Bio: Pierre Baldi earned M.S. degrees in mathematics and psychology from the University of Paris, France, in 1980, and the Ph.D. degree in mathematics from the Caltech, CA, USA, in 1986. He is currently a Distinguished Professor with the Department of Computer Science, Director with the Institute for Genomics and Bioinformatics, and Associate Director with the Center for Machine Learning and Intelligent Systems at the University of California, Irvine, CA, USA. His research interests include understanding intelligence in brains and machines. He has made several contributions to the theory of deep learning, and developed and applied deep learning methods for problems in the natural sciences. He has written 4 books and over 300 peer-reviewed articles. Dr. Baldi was the recipient of the 1993 Lew Allen Award at JPL, the 2010 E. R. Caianiello Prize for research in machine learning, and a 2014 Google Faculty Research Award. He is an Elected Fellow of the AAAS, AAAI, IEEE, ACM, and ISCB Alexander Shmakov is a Ph.D. student in the Baldi research group who loves everything deep learning and robotics. He has published papers on applications of deep learning to planning, robotic control, high energy physics, astronomy, chemical synthesis, and biology.
May 15
DBH 4011
1 pm

Guy Van den Broeck

Associate Professor of Computer Science
University of California, Los Angeles

Many expect that AI will go from powering chatbots to providing mental health services. That it will go from advertisement to deciding who is given bail. The expectation is that AI will solve society’s problems by simply being more intelligent than we are. Implicit in this bullish perspective is the assumption that AI will naturally learn to reason from data: that it can form trains of thought that “make sense”, similar to how a mental health professional or judge might reason about a case, or more formally, how a mathematician might prove a theorem. This talk will investigate the question whether this behavior can be learned from data, and how we can design the next generation of AI techniques that can achieve such capabilities, focusing on neuro-symbolic learning and tractable deep generative models.

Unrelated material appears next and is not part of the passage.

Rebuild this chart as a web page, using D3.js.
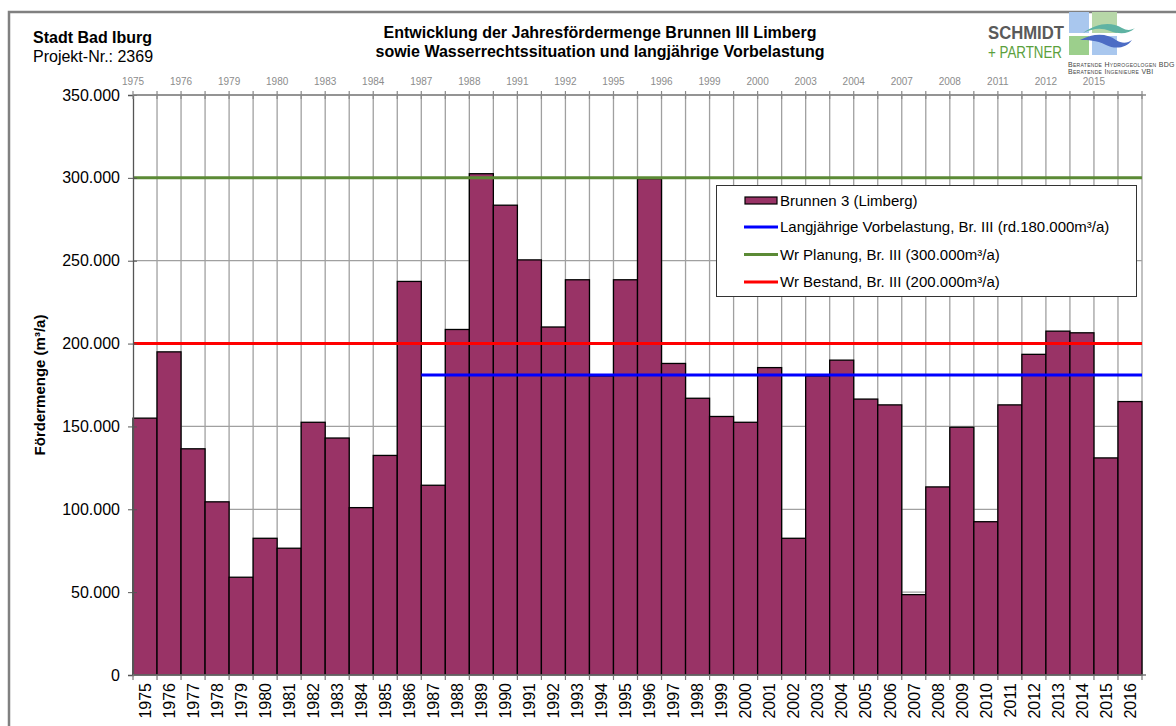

Bio: Guy Van den Broeck is an Associate Professor and Samueli Fellow at UCLA, in the Computer Science Department, where he directs the StarAI lab. His research interests are in Machine Learning, Knowledge Representation and Reasoning, and Artificial Intelligence in general. His papers have been recognized with awards from key conferences such as AAAI, UAI, KR, OOPSLA, and ILP. Guy is the recipient of an NSF CAREER award, a Sloan Fellowship, and the IJCAI-19 Computers and Thought Award.
May 22
TBA
May 29
No Seminar (Memorial Day)
June 5
DBH 4011
1 pm

Sangeetha Jothi

Assistant Professor of Computer Science
University of California, Irvine

TBA

Bio: I am an Assistant Professor in the Computer Science department at the University of California, Irvine. My research interests lie at the intersection of computer systems, networking, and machine learning. Prior to UCI, I completed my Ph.D. at the University of Illinois, Urbana-Champaign in 2019 where I was advised by Brighten Godfrey and had a brief stint as a postdoc at VMware Research. I am currently an Affiliated Researcher at VMware Research. I lead the Networking, Systems, and AI Lab (NetSAIL) at UCI. My current focus revolves around: Internet and Cloud Resilience, and Systems and Machine Learning.